More Confusion to the Affordable Care Act

Statement by John Hoff, Secretary, Galen Institute

The Supreme Court today has managed to add even more confusion to the Affordable Care Act.  It finds that the individual mandate is not constitutionally permitted under the Commerce Clause, but that it can be upheld as an exercise of the Federal government’s taxing authority.

The Act provides that individuals who are not covered by insurance that meets Federal government standards must pay a “penalty.”   Although the Act does not call it a “tax” and the President assured the American people that it was not a tax, the Court has found that actually it is.

There would seem to be no limit to what Congress constitutionally could require under the guise of a tax camouflaged as a “penalty.”  Thus it seems Congress could provide that if a family does not buy a stated amount of broccoli in a month, it would have to pay a “penalty” and that this would be within its constitutional authority to tax.  Grocery stores could be required to report broccoli purchases to IRS to assist tax collection.

The message of today’s decision is clear: Congress is given expanded authority to tax, without having to say that it is imposing a tax, and Presidential assurances have no weight.  The political process, immediately and more fundamentally in November, will reflect how Americans respond to the verbal gamesmanship their government.

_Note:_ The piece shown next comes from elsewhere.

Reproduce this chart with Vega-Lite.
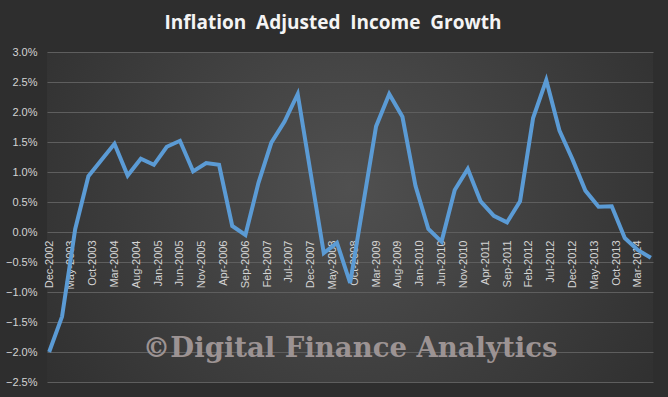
{
  "$schema": "https://vega.github.io/schema/vega-lite/v6.json",
  "width": 606,
  "height": 330,
  "autosize": {"type": "none"},
  "padding": {"left": 47, "top": 52, "right": 15, "bottom": 15},
  "background": "#2e2e2e",
  "view": {
    "stroke": null,
    "fill": {
      "gradient": "radial",
      "x1": 0.5, "y1": 0.45, "r1": 0,
      "x2": 0.5, "y2": 0.45, "r2": 0.75,
      "stops": [
        {"offset": 0, "color": "#505050"},
        {"offset": 1, "color": "#282828"}
      ]
    }
  },
  "title": {
    "text": "Inflation\u00a0\u00a0Adjusted\u00a0\u00a0Income\u00a0\u00a0Growth",
    "color": "#f4f4f4",
    "font": "Open Sans",
    "fontSize": 19,
    "fontWeight": "bold",
    "anchor": "middle",
    "dx": -17,
    "offset": 13
  },
  "datasets": {
    "series": [
      {"date": "2002-12-01", "growth": -2.00},
      {"date": "2003-03-01", "growth": -1.41},
      {"date": "2003-06-01", "growth": 0.05},
      {"date": "2003-09-01", "growth": 0.93},
      {"date": "2003-12-01", "growth": 1.20},
      {"date": "2004-03-01", "growth": 1.47},
      {"date": "2004-06-01", "growth": 0.94},
      {"date": "2004-09-01", "growth": 1.22},
      {"date": "2004-12-01", "growth": 1.12},
      {"date": "2005-03-01", "growth": 1.42},
      {"date": "2005-06-01", "growth": 1.52},
      {"date": "2005-09-01", "growth": 1.01},
      {"date": "2005-12-01", "growth": 1.15},
      {"date": "2006-03-01", "growth": 1.12},
      {"date": "2006-06-01", "growth": 0.10},
      {"date": "2006-09-01", "growth": -0.05},
      {"date": "2006-12-01", "growth": 0.82},
      {"date": "2007-03-01", "growth": 1.49},
      {"date": "2007-06-01", "growth": 1.84},
      {"date": "2007-09-01", "growth": 2.30},
      {"date": "2007-12-01", "growth": 0.97},
      {"date": "2008-03-01", "growth": -0.35},
      {"date": "2008-06-01", "growth": -0.18},
      {"date": "2008-09-01", "growth": -0.85},
      {"date": "2008-12-01", "growth": 0.46},
      {"date": "2009-03-01", "growth": 1.76},
      {"date": "2009-06-01", "growth": 2.30},
      {"date": "2009-09-01", "growth": 1.92},
      {"date": "2009-12-01", "growth": 0.77},
      {"date": "2010-03-01", "growth": 0.05},
      {"date": "2010-06-01", "growth": -0.16},
      {"date": "2010-09-01", "growth": 0.70},
      {"date": "2010-12-01", "growth": 1.05},
      {"date": "2011-03-01", "growth": 0.51},
      {"date": "2011-06-01", "growth": 0.27},
      {"date": "2011-09-01", "growth": 0.16},
      {"date": "2011-12-01", "growth": 0.51},
      {"date": "2012-03-01", "growth": 1.90},
      {"date": "2012-06-01", "growth": 2.53},
      {"date": "2012-09-01", "growth": 1.69},
      {"date": "2012-12-01", "growth": 1.21},
      {"date": "2013-03-01", "growth": 0.69},
      {"date": "2013-06-01", "growth": 0.42},
      {"date": "2013-09-01", "growth": 0.43},
      {"date": "2013-12-01", "growth": -0.10},
      {"date": "2014-03-01", "growth": -0.30},
      {"date": "2014-06-01", "growth": -0.43}
    ],
    "watermark": [
      {"date": "2008-09-01", "growth": -1.95, "label": "©Digital Finance Analytics"}
    ]
  },
  "encoding": {
    "x": {
      "field": "date",
      "type": "temporal",
      "scale": {
        "type": "utc",
        "domain": [
          {"year": 2002, "month": 11, "date": 16, "utc": true},
          {"year": 2014, "month": 6, "date": 16, "utc": true}
        ]
      },
      "axis": {
        "title": null,
        "grid": false,
        "domain": false,
        "ticks": false,
        "offset": -150,
        "labelAngle": 270,
        "labelPadding": 8,
        "labelColor": "#d4d4d4",
        "labelFont": "Liberation Sans",
        "labelFontSize": 11,
        "labelOverlap": false,
        "labelExpr": "utcFormat(datum.value, '%b-%Y')",
        "values": [
          {"year": 2002, "month": 12, "date": 1, "utc": true},
          {"year": 2003, "month": 5, "date": 1, "utc": true},
          {"year": 2003, "month": 10, "date": 1, "utc": true},
          {"year": 2004, "month": 3, "date": 1, "utc": true},
          {"year": 2004, "month": 8, "date": 1, "utc": true},
          {"year": 2005, "month": 1, "date": 1, "utc": true},
          {"year": 2005, "month": 6, "date": 1, "utc": true},
          {"year": 2005, "month": 11, "date": 1, "utc": true},
          {"year": 2006, "month": 4, "date": 1, "utc": true},
          {"year": 2006, "month": 9, "date": 1, "utc": true},
          {"year": 2007, "month": 2, "date": 1, "utc": true},
          {"year": 2007, "month": 7, "date": 1, "utc": true},
          {"year": 2007, "month": 12, "date": 1, "utc": true},
          {"year": 2008, "month": 5, "date": 1, "utc": true},
          {"year": 2008, "month": 10, "date": 1, "utc": true},
          {"year": 2009, "month": 3, "date": 1, "utc": true},
          {"year": 2009, "month": 8, "date": 1, "utc": true},
          {"year": 2010, "month": 1, "date": 1, "utc": true},
          {"year": 2010, "month": 6, "date": 1, "utc": true},
          {"year": 2010, "month": 11, "date": 1, "utc": true},
          {"year": 2011, "month": 4, "date": 1, "utc": true},
          {"year": 2011, "month": 9, "date": 1, "utc": true},
          {"year": 2012, "month": 2, "date": 1, "utc": true},
          {"year": 2012, "month": 7, "date": 1, "utc": true},
          {"year": 2012, "month": 12, "date": 1, "utc": true},
          {"year": 2013, "month": 5, "date": 1, "utc": true},
          {"year": 2013, "month": 10, "date": 1, "utc": true},
          {"year": 2014, "month": 3, "date": 1, "utc": true}
        ]
      }
    },
    "y": {
      "field": "growth",
      "type": "quantitative",
      "scale": {"domain": [-2.5, 3.0], "nice": false, "zero": false},
      "axis": {
        "title": null,
        "values": [-2.5, -2.0, -1.5, -1.0, -0.5, 0, 0.5, 1.0, 1.5, 2.0, 2.5, 3.0],
        "labelExpr": "format(datum.value, '.1f') + '%'",
        "domain": false,
        "ticks": false,
        "labelPadding": 10,
        "labelColor": "#d4d4d4",
        "labelFont": "Liberation Sans",
        "labelFontSize": 11,
        "gridColor": "#5e5e5e",
        "gridWidth": 1
      }
    }
  },
  "layer": [
    {
      "data": {"name": "series"},
      "mark": {"type": "line", "color": "#5b9bd5", "strokeWidth": 4, "strokeJoin": "miter", "strokeCap": "butt"}
    },
    {
      "data": {"name": "watermark"},
      "mark": {
        "type": "text",
        "font": "DejaVu Serif",
        "fontWeight": "bold",
        "fontSize": 27.5,
        "color": "#9c9393",
        "align": "center",
        "baseline": "middle"
      },
      "encoding": {
        "text": {"field": "label"}
      }
    }
  ]
}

There is a critical need for meaningful and workable reforms to the health care system.   New reform legislation should be focused, clear, and understandable.   Instead of top-down direction from Washington, as imposed by the Affordable Care Act, reform should harness the power of competition among providers and insurers to give Americans choice and control over their health care.  Thus empowered, Americans will produce the flexible, innovative, cost-effective, and responsive health care system they want.   The collective wisdom of Americans buying insurance and choosing their health care will be far more effective than the Affordable Care Act’s misplaced effort to control this highly complex and inherently personal activity from Washington—exercised now through a seemingly unlimited and veiled expansion of its taxing authority.